I was thinking of attaching a handshower head to one end of a pipe and putting the other one to outlet of the filter and put the shower over the water surface. Potentially this shall work because the shower heads do slow flow down...
Not for the output, it won't. A shower head reduces flow by increasing pressure. The restriction will cause the power filter to overflow unless you're using a canister filter, and if you're using one of those then reducing flow is no trouble.

Sark
 
ckarta
Member
Thanks Sarkasmo...
 
TedsTank
Member
I made a diffuser out of a clear plastic mailing tube, put a slit in it and slipped it over the return flow. Also added some filter material be a second stage bio filter.....will post a picure tonight. I does not effect the gph, just keeps all the water from running out at one spot.
 
coffeebean
Member
I rigged something this morning to slow the flow on a filter as well.

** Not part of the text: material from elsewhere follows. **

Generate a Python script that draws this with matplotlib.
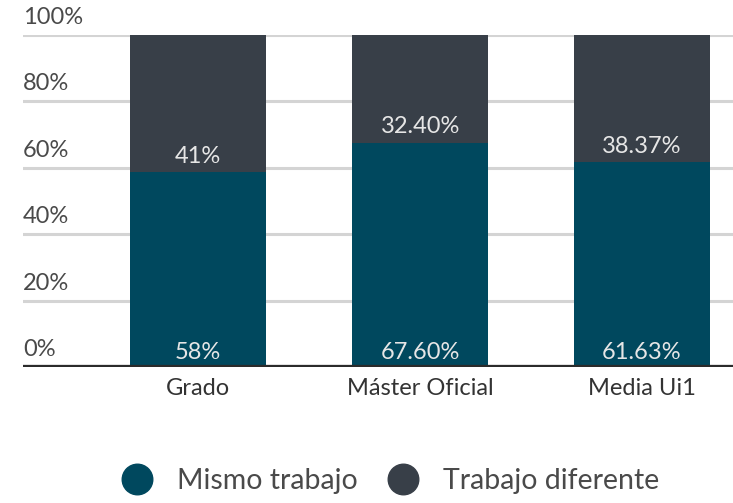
import matplotlib.pyplot as plt
from matplotlib.lines import Line2D
from matplotlib import transforms

plt.rcParams['font.family'] = ['Lato', 'DejaVu Sans']

categories = ['Grado', 'Máster Oficial', 'Media Ui1']
mismo = [58, 67.60, 61.63]
diferente = [41, 32.40, 38.37]
mismo_labels = ['58%', '67.60%', '61.63%']
diferente_labels = ['41%', '32.40%', '38.37%']
yticks = [0, 20, 40, 60, 80, 100]

c_mismo = '#00485e'
c_dif = '#383f48'

# normalise each bar to 100%
tot = [a + b for a, b in zip(mismo, diferente)]
mismo_n = [a / t * 100 for a, t in zip(mismo, tot)]
dif_n = [b / t * 100 for b, t in zip(diferente, tot)]

fig = plt.figure(figsize=(7.33, 5.03), dpi=100)
ax = fig.add_axes([23 / 733, 136 / 503, 710 / 733, 332 / 503])

x = list(range(len(categories)))
ax.bar(x, mismo_n, width=0.613, color=c_mismo, zorder=3)
ax.bar(x, dif_n, bottom=mismo_n, width=0.613, color=c_dif, zorder=3)

ax.set_xlim(-0.79, 2.41)
ax.set_ylim(0, 100)

for y in yticks[1:]:
    ax.axhline(y, color='#d4d4d4', lw=2.2, zorder=1)
ax.axhline(0, color='#2b2b2b', lw=3.8, zorder=4)

trans = transforms.blended_transform_factory(ax.transAxes, ax.transData)
for y in yticks:
    ax.annotate(f'{y}%', (0, y), xycoords=trans, xytext=(0, 5),
                textcoords='offset points', ha='left', va='bottom',
                fontsize=17, color='#4a4a4a')

for i in x:
    ax.annotate(mismo_labels[i], (i, 0), xytext=(0, 3), textcoords='offset points',
                ha='center', va='bottom', fontsize=17, color='#e6e6e6', zorder=5)
    ax.annotate(diferente_labels[i], (i, mismo_n[i]), xytext=(0, 4),
                textcoords='offset points', ha='center', va='bottom',
                fontsize=17, color='#e6e6e6', zorder=5)

ax.set_xticks(x)
ax.set_xticklabels(categories, fontsize=17, color='#333333')
ax.tick_params(axis='x', length=0, pad=8)
ax.set_yticks([])
for s in ax.spines.values():
    s.set_visible(False)

handles = [Line2D([], [], marker='o', ls='', markersize=22, color=c_mismo),
           Line2D([], [], marker='o', ls='', markersize=22, color=c_dif)]
fig.legend(handles, ['Mismo trabajo', 'Trabajo diferente'], loc='center',
           bbox_to_anchor=(384 / 733, 22 / 503), ncol=2, frameon=False,
           fontsize=20.5, labelcolor='#4a4a4a', handletextpad=0.4,
           columnspacing=0.6)

fig.savefig('out.png', dpi=100)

I have a sponge filter with air pump on my nursery but I wanted to use the HOB as well but it creates way too much turbulence for the wee fishies. I hooked the HOB to the sponge and dispersed the flow under the surface using a media bag stuffed with polyfill. I tied it to the biological filter media cartridge inside the HOB and it hangs down the output and just under the surface of the water. works perfectly.
 
egkilmon
Member
My betta is in a 6gal Eclipse tank. Initially, the flow rate was throwing the poor guy all over the tank. So my husband took a rubber O-ring, about .5cm thick, scraped out just a bit of the inside to make the "O" just a bit bigger, and I inserted it at the bottom of the intake tube. It keeps the biowheel moving slowly and gives a nice, gentle waterfall. Granted, it make lessen the life of the motor, but being magnetically driven, maybe not. Regardless, it's worth it for Jubal Early to have enough space and not tossed all over the place.